Au-Pt纳米颗粒/石墨烯-纤维素微纤维复合电极的制备与电化学性能

石墨烯和金属纳米是优异的导电纳米材料，为构建具有高效活性表面积的电化学传感界面，以玻碳电极作为导电基底，采用滴涂法结合一步电沉积成功制备了Au-Pt纳米颗粒/还原氧化石墨烯-纤维素微纤维(Au-Pt NPs/RGO-CMF)复合材料。SEM、原子力显微镜(AFM)、EDS和拉曼光谱分析表明，Au-Pt纳米颗粒均匀分布在RGO-CMF的薄层上，同时实现了氧化石墨烯(GO)还原为RGO。以铁氰化钾作为氧化还原探针对界面的电化学性质进行研究，在优化的实验条件下(循环伏安法电沉积:电位为?1.2~0 V，周期为20，电解质pH值为6，滴涂GO-CMF体积为8 μL)，得到Au-Pt NPs/RGO-CMF复合材料的高效活性表面积(3.54 cm2)远远优于裸玻碳电极(1.52 cm2)。表明构建界面具有高的电催化活性，为传感器的进一步应用提供理论支持。 

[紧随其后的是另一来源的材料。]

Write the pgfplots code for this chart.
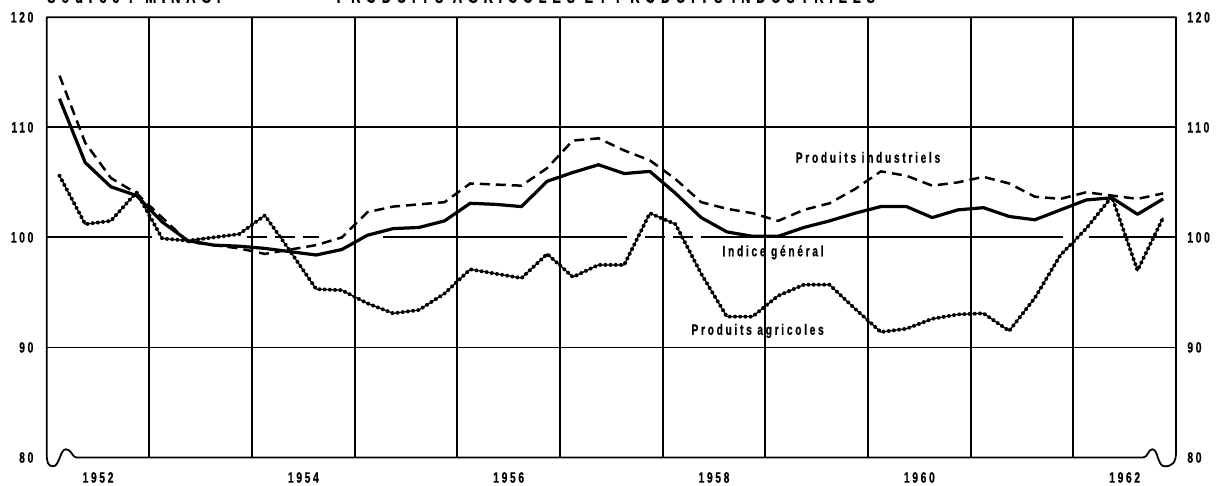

Preparation and electrochemical performance of Au-Pt nanoparticles/graphene-cellulose microfiber composite electrodes

The graphene and metal nano-materials are excellent conductive nanomaterials. In order to construct an electrochemical sensing interface with high-efficiency active surface area, glassy carbon electrode was used as a conductive substrate, and Au-Pt nano particles/reduced graphene oxide-cellulose microfiber (Au-Pt NPs/RGO-CMF) composites were successfully prepared by drip coating combined with one-step electrodeposition. The SEM, atomic force microscopy (AFM), EDS and Raman spectroscopy analysis show that Au-Pt nanoparticles are uniformly distributed on the thin layer of RGO-CMF, and at the same time, graphene oxide (GO) reduce to RGO. Using potassium ferricyanide as a redox probe to study the electrochemical properties of the interface, under optimized experimental conditions (cyclic voltammetry electrodeposition: Potential is ?1.2-0 V, period is 20, electrolyte pH value is 6, drops coated GO-CMF volume is 8 μL), the high-efficiency active surface area of Au-Pt NPs/RGO-CMF composites (3.54 cm2) is much better than that of bare glassy carbon electrode (1.52 cm2). It shows that the constructed interface has high electrocatalytic activity, which provides theoretical support for the further application of the sensor.